Well, I have to wonder, how would that judge’s analysis have changed if the defense attorney had merely explained to the judge that there is no free house, that there is no windfall for the consumer, that the banks can get away with whatever they want and then just turn around and call ‘DO OVER’ whenever they want?   I should think this would make the judge a whole lot less concerned about issuing a verdict for the defense….after all, there is no real “harm”….harm in the sense that the banks will suffer no real consequence for their improper actions.

This understanding must make it’s way all across this state’s court system.   We must all understand that the only way to get chopping through this heavy thicket of a quagmire of a mess of a garbage dump that is most of the pending foreclosures is to chop through all the garbage, throw all the cases into the wood chipper and do them over, correctly.

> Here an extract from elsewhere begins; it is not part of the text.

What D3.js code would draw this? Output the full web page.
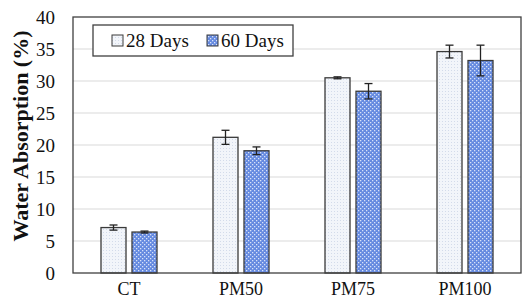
<!DOCTYPE html>
<html><head><meta charset="utf-8">
<script src="https://cdn.jsdelivr.net/npm/d3@7"></script>
<style>body{margin:0;background:#fff;font-family:"Liberation Serif",serif}svg{display:block;font-family:"Liberation Serif",serif}</style>
</head><body>
<script>
const categories = ["CT", "PM50", "PM75", "PM100"];
const series = ["28 Days", "60 Days"];
const values28 = [7.1, 21.2, 30.5, 34.6];
const errors28 = [0.4, 1.1, 0.15, 1.0];
const values60 = [6.4, 19.1, 28.4, 33.2];
const errors60 = [0.15, 0.6, 1.2, 2.4];
const yTicks = [0, 5, 10, 15, 20, 25, 30, 35, 40];

const SERIF = "Liberation Serif";
const W = 523, H = 307;
const m = {left: 73, right: 2, top: 17, bottom: 34};
const svg = d3.select("body").append("svg").attr("width", W).attr("height", H)
  .attr("font-family", SERIF).style("font-family", SERIF);
const defs = svg.append("defs");
const p1 = defs.append("pattern").attr("id", "p28").attr("patternUnits", "userSpaceOnUse").attr("width", 3).attr("height", 3);
p1.append("rect").attr("width", 3).attr("height", 3).attr("fill", "#f2f5fa");
p1.append("rect").attr("x", 1).attr("y", 1).attr("width", 1).attr("height", 1).attr("fill", "#d3dbea");
const p2 = defs.append("pattern").attr("id", "p60").attr("patternUnits", "userSpaceOnUse").attr("width", 4).attr("height", 4);
p2.append("rect").attr("width", 4).attr("height", 4).attr("fill", "#658ae0");
p2.append("rect").attr("x", 0).attr("y", 0).attr("width", 1.3).attr("height", 1.3).attr("fill", "#d8e2f8");
p2.append("rect").attr("x", 2).attr("y", 2).attr("width", 1.3).attr("height", 1.3).attr("fill", "#d8e2f8");

const x0 = d3.scaleBand().domain(categories).range([m.left, W - m.right]).paddingInner(0).paddingOuter(0);
const y = d3.scaleLinear().domain([0, 40]).range([H - m.bottom, m.top]);
const barW = 25, gap = 6;

// gridlines
svg.append("g").selectAll("line").data(yTicks.slice(1, -1)).join("line")
  .attr("x1", m.left).attr("x2", W - m.right)
  .attr("y1", d => y(d)).attr("y2", d => y(d))
  .attr("stroke", "#d9d9d9").attr("stroke-width", 1);

// y axis labels
const yAxis = d3.axisLeft(y).tickValues(yTicks).tickSize(0).tickPadding(18);
const yg = svg.append("g").attr("transform", `translate(${m.left},0)`).call(yAxis);
yg.select(".domain").remove();
yg.attr("font-family", SERIF);
yg.selectAll("text").attr("font-family", SERIF).style("font-family", SERIF).style("font-size", "19px").attr("fill", "#111");

// x axis labels
const xAxis = d3.axisBottom(x0).tickSize(0).tickPadding(9);
const xg = svg.append("g").attr("transform", `translate(0,${H - m.bottom})`).call(xAxis);
xg.select(".domain").remove();
xg.attr("font-family", SERIF);
xg.selectAll("text").attr("font-family", SERIF).style("font-family", SERIF).style("font-size", "18px").attr("fill", "#111");

// bars
const data = categories.map((c, i) => ({c, v: [values28[i], values60[i]], e: [errors28[i], errors60[i]]}));
const fills = ["url(#p28)", "url(#p60)"];
data.forEach(d => {
  const cx = x0(d.c) + x0.bandwidth() / 2;
  [0, 1].forEach(k => {
    const bx = k === 0 ? cx - gap / 2 - barW : cx + gap / 2;
    svg.append("rect").attr("x", bx).attr("y", y(d.v[k])).attr("width", barW)
      .attr("height", y(0) - y(d.v[k])).attr("fill", fills[k])
      .attr("stroke", "#3a3a3a").attr("stroke-width", 1.3);
    const ex = bx + barW / 2;
    const g = svg.append("g").attr("stroke", "#222").attr("stroke-width", 1.3);
    g.append("line").attr("x1", ex).attr("x2", ex).attr("y1", y(d.v[k] + d.e[k])).attr("y2", y(d.v[k] - d.e[k]));
    g.append("line").attr("x1", ex - 4).attr("x2", ex + 4).attr("y1", y(d.v[k] + d.e[k])).attr("y2", y(d.v[k] + d.e[k]));
    g.append("line").attr("x1", ex - 4).attr("x2", ex + 4).attr("y1", y(d.v[k] - d.e[k])).attr("y2", y(d.v[k] - d.e[k]));
  });
});

// plot frame
svg.append("rect").attr("x", m.left).attr("y", m.top).attr("width", W - m.right - m.left)
  .attr("height", y(0) - m.top).attr("fill", "none").attr("stroke", "#404040").attr("stroke-width", 1.3);

// y title
svg.append("text").attr("transform", `translate(23,136) rotate(-90)`)
  .attr("text-anchor", "middle").attr("dominant-baseline", "middle")
  .attr("font-family", SERIF).style("font-family", SERIF).style("font-weight", "bold").style("font-size", "22px")
  .attr("fill", "#111").text("Water Absorption (%)");

// legend
const lg = svg.append("g");
lg.append("rect").attr("x", 93).attr("y", 25).attr("width", 200).attr("height", 31)
  .attr("fill", "#fff").attr("stroke", "#404040").attr("stroke-width", 1.3);
const litems = [{x: 112, t: series[0], f: fills[0]}, {x: 207, t: series[1], f: fills[1]}];
litems.forEach(it => {
  lg.append("rect").attr("x", it.x).attr("y", 35).attr("width", 11).attr("height", 11)
    .attr("fill", it.f).attr("stroke", "#3a3a3a").attr("stroke-width", 1);
  lg.append("text").attr("x", it.x + 14).attr("y", 47)
    .attr("font-family", SERIF).style("font-family", SERIF).style("font-size", "19px").attr("fill", "#111").text(it.t);
});
</script>
</body></html>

Read the attached case carefully and think about the larger implications…..I see this as the ultimate response to the “FREE HOUSE” argument, and a very powerful tool for our judges.   As much as I hate the opinion and think that it is very wrong, it allows our judges the freedom to execute good judicial discretion without the ‘NUCLEAR’ option of the dreaded, ‘FREE HOUSE’!

Now, the problem with the opinion is it tosses key legal principles of Res Judicata and Double Jeopardy completely out the window, but hey, we’re all well aware that there are a second set of rules for the banks anyway…..right?